3. Author the semantic model against trusted tables. Use a toolchain your team can operate: for example dbt with metrics and semantic models compiled to the warehouse/lake query engine, or a dedicated metrics server that exposes SQL or REST over Iceberg-backed views. Expose one interface for interactive analytics (often SQL through Trino or Spark SQL) and register the semantic project as a DataHub “container” or linked documentation so consumers discover the official entry points.
4. Register semantic artifacts in metadata. Model metrics and dimensions as first-class entities where DataHub supports them, or document them with stable URIs and link to glossary terms and underlying Iceberg datasets. The goal is end-to-end trace: metric definition → semantic node → view/table → column lineage → source.
5. Add APIs and guardrails for agents and apps.
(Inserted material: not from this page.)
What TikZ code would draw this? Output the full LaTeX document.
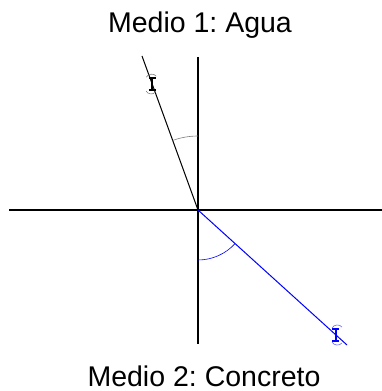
\documentclass[tikz,border=0pt]{standalone}
\usepackage{fontspec}
\setmainfont{Liberation Sans}
\usetikzlibrary{positioning}
\frenchspacing

\begin{document}
\begin{tikzpicture}[x=1bp, y=1bp, axis/.style={draw, line width=1.2bp},
    ray/.style={draw, line width=1bp}, anglemark/.style={draw, line width=0.6bp},
    beam/.style={line width=1.6bp}, label/.style={font=\fontsize{28.5bp}{34bp}\selectfont, anchor=base}]

  \useasboundingbox (0,0) rectangle (382,391);

  % axes and rays
  \coordinate (O) at (198,181);
  \coordinate (W) at (9,181);
  \coordinate (E) at (382,181);
  \coordinate (N) at (198,334);
  \coordinate (S) at (198,47);
  \coordinate (inc) at (142,335);
  \coordinate (ref) at (347,46);

  \node[label] (top) at (200,359) {Medio 1: Agua};
  \node[label] (bot) at (204,5) {Medio 2: Concreto};

  \draw[axis] (W) -- (E);
  \draw[axis] (N) -- (S);
  \draw[ray, black] (O) -- coordinate[pos=0.817] (m1) (inc);
  \draw[ray, blue] (O) -- coordinate[pos=0.926] (m2) (ref);

  % angle marks
  \draw[anglemark, gray] (O) ++(90:74) arc[start angle=90, end angle=110, radius=74];
  \draw[anglemark, blue] (O) ++(-90:50) arc[start angle=-90, end angle=-42, radius=50];

  % little markers on the rays
  \draw[beam, black] ([yshift=-6]m1) -- ([yshift=6]m1);
  \draw[beam, black] ([xshift=-3.5, yshift=6]m1) -- ([xshift=3.5, yshift=6]m1);
  \draw[beam, black] ([xshift=-3.5, yshift=-6]m1) -- ([xshift=3.5, yshift=-6]m1);
  \draw[gray, line width=0.6bp] ([xshift=-6, yshift=7]m1) to[bend left=60] ([xshift=4, yshift=8]m1);
  \draw[gray, line width=0.6bp] ([xshift=-6, yshift=-7]m1) to[bend right=60] ([xshift=3, yshift=-8]m1);

  \draw[beam, blue] ([yshift=-6]m2) -- ([yshift=6]m2);
  \draw[beam, blue] ([xshift=-3.5, yshift=6]m2) -- ([xshift=3.5, yshift=6]m2);
  \draw[beam, blue] ([xshift=-3.5, yshift=-6]m2) -- ([xshift=3.5, yshift=-6]m2);
  \draw[blue!60, line width=0.6bp] ([xshift=-4, yshift=7]m2) to[bend left=60] ([xshift=6, yshift=8]m2);
  \draw[blue!60, line width=0.6bp] ([xshift=-4, yshift=-7]m2) to[bend right=60] ([xshift=6, yshift=-8]m2);

\end{tikzpicture}
\end{document}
Read-only SQL or REST over approved semantic endpoints; row- and column-level policies enforced at the engine or catalog; audit logs for who queried what definition. Treat the semantic layer as infrastructure, with CI checks when models change (breaking changes detected against downstream tests).
Tradeoffs and hard truths
Iceberg solves many table-format problems; it does not resolve organizational ownership. DataHub centralizes metadata; it still needs curation and ingestion ownership or it becomes stale. OpenLineage gives you edges; coverage depends on every material job emitting events. The semantic layer is where definitions meet politics—without executive backing on “official” measures, engineering will ship multiple parallel models no matter how good the tools are.
A workable SSOT for analytics is layered: Iceberg and the catalog for physical truth, OpenLineage and DataHub for operational truth about dependencies, and a semantic project for definitional truth in code. Ship those layers in that order of dependency, measure adoption by query paths and lineage coverage, and expand scope only when v1 stays stable under change.